>> Begin Data section

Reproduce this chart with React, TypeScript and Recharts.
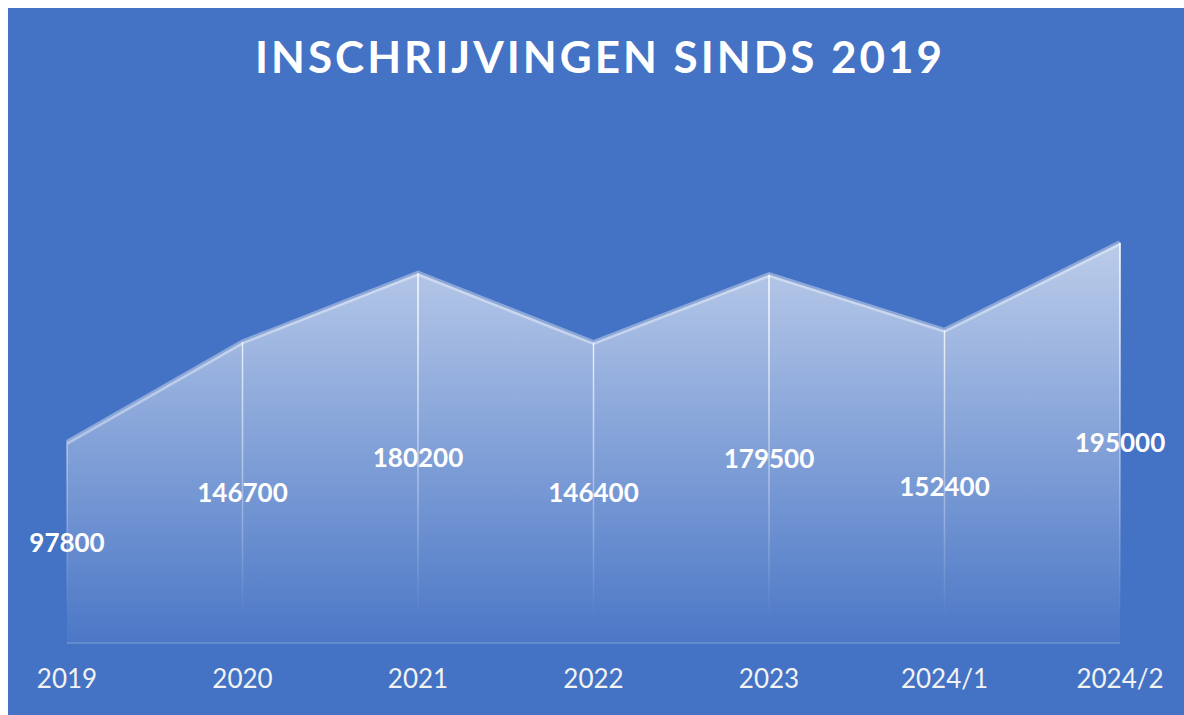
import React from "react";
import { AreaChart, Area, XAxis, YAxis, ReferenceLine } from "recharts";

const years = ["2019", "2020", "2021", "2022", "2023", "2024/1", "2024/2"];
const inschrijvingen = [97800, 146700, 180200, 146400, 179500, 152400, 195000];
const yTicks = [0, 50000, 100000, 150000, 200000, 250000];

const BG = "#4472C4";
const FONT = "Lato, 'Open Sans', sans-serif";

const data = years.map((year, i) => ({ year, value: inschrijvingen[i] }));

export default function App() {
  return (
    <div
      style={{
        position: "fixed",
        left: 8,
        top: 8,
        width: 1176,
        height: 707,
        background: BG,
        fontFamily: FONT,
      }}
    >
      <div
        style={{
          position: "absolute",
          top: 22,
          left: 0,
          width: "100%",
          textAlign: "center",
          color: "#fff",
          fontSize: 44,
          fontWeight: 700,
          letterSpacing: 3,
          paddingLeft: 4,
        }}
      >
        INSCHRIJVINGEN SINDS 2019
      </div>
      <AreaChart
        width={1176}
        height={707}
        data={data}
        margin={{ top: 122, right: 64, left: 59, bottom: 0 }}
      >
        <defs>
          <linearGradient id="areaFill" x1="0" y1="0" x2="0" y2="1">
            <stop offset="0%" stopColor="#ffffff" stopOpacity={0.64} />
            <stop offset="100%" stopColor="#ffffff" stopOpacity={0.04} />
          </linearGradient>
          {/* drop lines fade out towards the baseline */}
          <linearGradient id="dropFade" gradientUnits="userSpaceOnUse" x1="0" y1="240" x2="0" y2="610">
            <stop offset="0%" stopColor="#ffffff" stopOpacity={1} />
            <stop offset="100%" stopColor="#ffffff" stopOpacity={0} />
          </linearGradient>
        </defs>
        <XAxis
          dataKey="year"
          axisLine={{ stroke: "rgba(255,255,255,0.22)", strokeWidth: 1.5 }}
          tickLine={false}
          tickSize={0}
          tickMargin={27}
          height={72}
          interval={0}
          tick={{ fill: "#f2f2f2", fontSize: 26, fontFamily: FONT }}
        />
        <YAxis hide domain={[0, 250000]} ticks={yTicks} />
        <Area
          type="linear"
          dataKey="value"
          stroke="rgba(255,255,255,0.38)"
          strokeWidth={5}
          fill="url(#areaFill)"
          fillOpacity={1}
          dot={false}
          activeDot={false}
          isAnimationActive={false}
        />
        {data.map((d) => (
          <ReferenceLine
            key={d.year}
            segment={[
              { x: d.year, y: 0 },
              { x: d.year, y: d.value },
            ]}
            stroke="url(#dropFade)"
            strokeWidth={1.5}
            label={{
              value: d.value,
              position: "center",
              fill: "#ffffff",
              fontSize: 26,
              fontWeight: 700,
              fontFamily: FONT,
            }}
          />
        ))}
      </AreaChart>
    </div>
  );
}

>> End Data section

## What this task involves:
Skip the pictures, then retype every line above exactly.

## Answer to this exercise:
Reproduce this chart with React, TypeScript and Recharts.
import React from "react";
import { AreaChart, Area, XAxis, YAxis, ReferenceLine } from "recharts";

const years = ["2019", "2020", "2021", "2022", "2023", "2024/1", "2024/2"];
const inschrijvingen = [97800, 146700, 180200, 146400, 179500, 152400, 195000];
const yTicks = [0, 50000, 100000, 150000, 200000, 250000];

const BG = "#4472C4";
const FONT = "Lato, 'Open Sans', sans-serif";

const data = years.map((year, i) => ({ year, value: inschrijvingen[i] }));

export default function App() {
  return (
    <div
      style={{
        position: "fixed",
        left: 8,
        top: 8,
        width: 1176,
        height: 707,
        background: BG,
        fontFamily: FONT,
      }}
    >
      <div
        style={{
          position: "absolute",
          top: 22,
          left: 0,
          width: "100%",
          textAlign: "center",
          color: "#fff",
          fontSize: 44,
          fontWeight: 700,
          letterSpacing: 3,
          paddingLeft: 4,
        }}
      >
        INSCHRIJVINGEN SINDS 2019
      </div>
      <AreaChart
        width={1176}
        height={707}
        data={data}
        margin={{ top: 122, right: 64, left: 59, bottom: 0 }}
      >
        <defs>
          <linearGradient id="areaFill" x1="0" y1="0" x2="0" y2="1">
            <stop offset="0%" stopColor="#ffffff" stopOpacity={0.64} />
            <stop offset="100%" stopColor="#ffffff" stopOpacity={0.04} />
          </linearGradient>
          {/* drop lines fade out towards the baseline */}
          <linearGradient id="dropFade" gradientUnits="userSpaceOnUse" x1="0" y1="240" x2="0" y2="610">
            <stop offset="0%" stopColor="#ffffff" stopOpacity={1} />
            <stop offset="100%" stopColor="#ffffff" stopOpacity={0} />
          </linearGradient>
        </defs>
        <XAxis
          dataKey="year"
          axisLine={{ stroke: "rgba(255,255,255,0.22)", strokeWidth: 1.5 }}
          tickLine={false}
          tickSize={0}
          tickMargin={27}
          height={72}
          interval={0}
          tick={{ fill: "#f2f2f2", fontSize: 26, fontFamily: FONT }}
        />
        <YAxis hide domain={[0, 250000]} ticks={yTicks} />
        <Area
          type="linear"
          dataKey="value"
          stroke="rgba(255,255,255,0.38)"
          strokeWidth={5}
          fill="url(#areaFill)"
          fillOpacity={1}
          dot={false}
          activeDot={false}
          isAnimationActive={false}
        />
        {data.map((d) => (
          <ReferenceLine
            key={d.year}
            segment={[
              { x: d.year, y: 0 },
              { x: d.year, y: d.value },
            ]}
            stroke="url(#dropFade)"
            strokeWidth={1.5}
            label={{
              value: d.value,
              position: "center",
              fill: "#ffffff",
              fontSize: 26,
              fontWeight: 700,
              fontFamily: FONT,
            }}
          />
        ))}
      </AreaChart>
    </div>
  );
}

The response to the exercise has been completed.